● TASK DIRECTIONS
From the very first line of the data to the line containing "import numpy as np", retype everything exactly, leaving the pictures behind.

::: SUPPLIED INFORMATION

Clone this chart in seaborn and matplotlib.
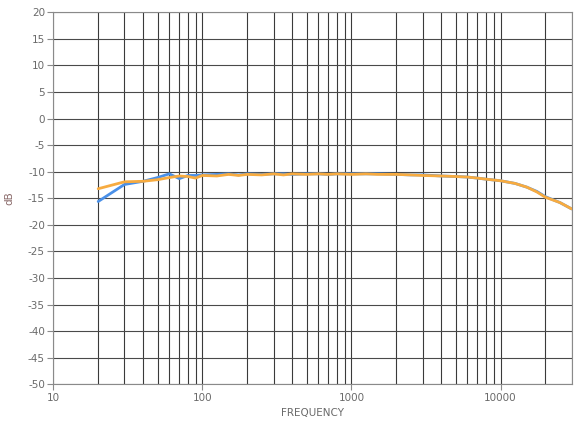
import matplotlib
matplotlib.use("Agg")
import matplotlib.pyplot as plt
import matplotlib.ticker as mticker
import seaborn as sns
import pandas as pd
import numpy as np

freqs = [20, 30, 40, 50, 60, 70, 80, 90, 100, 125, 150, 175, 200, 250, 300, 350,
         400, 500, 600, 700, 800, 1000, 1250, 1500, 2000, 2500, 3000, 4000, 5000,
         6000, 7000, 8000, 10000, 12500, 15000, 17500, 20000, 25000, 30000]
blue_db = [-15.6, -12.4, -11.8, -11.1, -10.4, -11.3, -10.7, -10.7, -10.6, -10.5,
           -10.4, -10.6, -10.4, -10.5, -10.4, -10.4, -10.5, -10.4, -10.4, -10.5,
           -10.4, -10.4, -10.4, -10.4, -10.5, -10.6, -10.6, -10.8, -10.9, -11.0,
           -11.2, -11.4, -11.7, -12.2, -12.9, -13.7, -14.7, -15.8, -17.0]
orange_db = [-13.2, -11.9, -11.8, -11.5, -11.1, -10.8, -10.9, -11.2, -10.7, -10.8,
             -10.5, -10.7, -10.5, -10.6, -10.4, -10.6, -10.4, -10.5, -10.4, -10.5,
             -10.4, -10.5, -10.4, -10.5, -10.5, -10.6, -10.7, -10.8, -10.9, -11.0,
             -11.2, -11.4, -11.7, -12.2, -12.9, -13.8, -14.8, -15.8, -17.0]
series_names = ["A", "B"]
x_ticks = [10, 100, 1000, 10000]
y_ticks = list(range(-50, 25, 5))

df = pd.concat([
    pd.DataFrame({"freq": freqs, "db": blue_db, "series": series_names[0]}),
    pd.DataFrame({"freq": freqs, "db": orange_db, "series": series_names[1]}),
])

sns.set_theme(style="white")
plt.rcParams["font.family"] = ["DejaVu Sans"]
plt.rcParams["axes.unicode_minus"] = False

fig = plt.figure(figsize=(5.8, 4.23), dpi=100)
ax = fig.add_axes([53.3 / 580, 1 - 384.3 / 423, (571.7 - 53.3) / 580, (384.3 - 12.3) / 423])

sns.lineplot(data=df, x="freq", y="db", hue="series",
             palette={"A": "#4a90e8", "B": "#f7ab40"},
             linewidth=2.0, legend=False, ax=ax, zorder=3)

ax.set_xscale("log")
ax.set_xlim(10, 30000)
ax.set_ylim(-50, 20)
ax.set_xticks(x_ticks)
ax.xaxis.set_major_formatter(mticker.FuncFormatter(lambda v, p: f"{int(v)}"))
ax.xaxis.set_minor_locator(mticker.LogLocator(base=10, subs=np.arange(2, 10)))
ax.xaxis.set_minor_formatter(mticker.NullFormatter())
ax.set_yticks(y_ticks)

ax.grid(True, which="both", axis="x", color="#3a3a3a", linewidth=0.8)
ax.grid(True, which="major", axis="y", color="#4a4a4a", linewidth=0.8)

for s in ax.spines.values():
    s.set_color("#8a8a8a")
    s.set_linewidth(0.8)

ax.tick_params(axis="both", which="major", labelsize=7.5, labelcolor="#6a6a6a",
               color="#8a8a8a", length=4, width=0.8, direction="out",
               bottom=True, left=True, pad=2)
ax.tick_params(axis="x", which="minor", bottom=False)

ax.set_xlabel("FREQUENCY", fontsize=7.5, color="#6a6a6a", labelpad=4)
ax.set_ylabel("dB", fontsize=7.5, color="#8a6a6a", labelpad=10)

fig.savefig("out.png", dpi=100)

::::::

● ANSWER TO THIS TASK
Clone this chart in seaborn and matplotlib.
import matplotlib
matplotlib.use("Agg")
import matplotlib.pyplot as plt
import matplotlib.ticker as mticker
import seaborn as sns
import pandas as pd
import numpy as np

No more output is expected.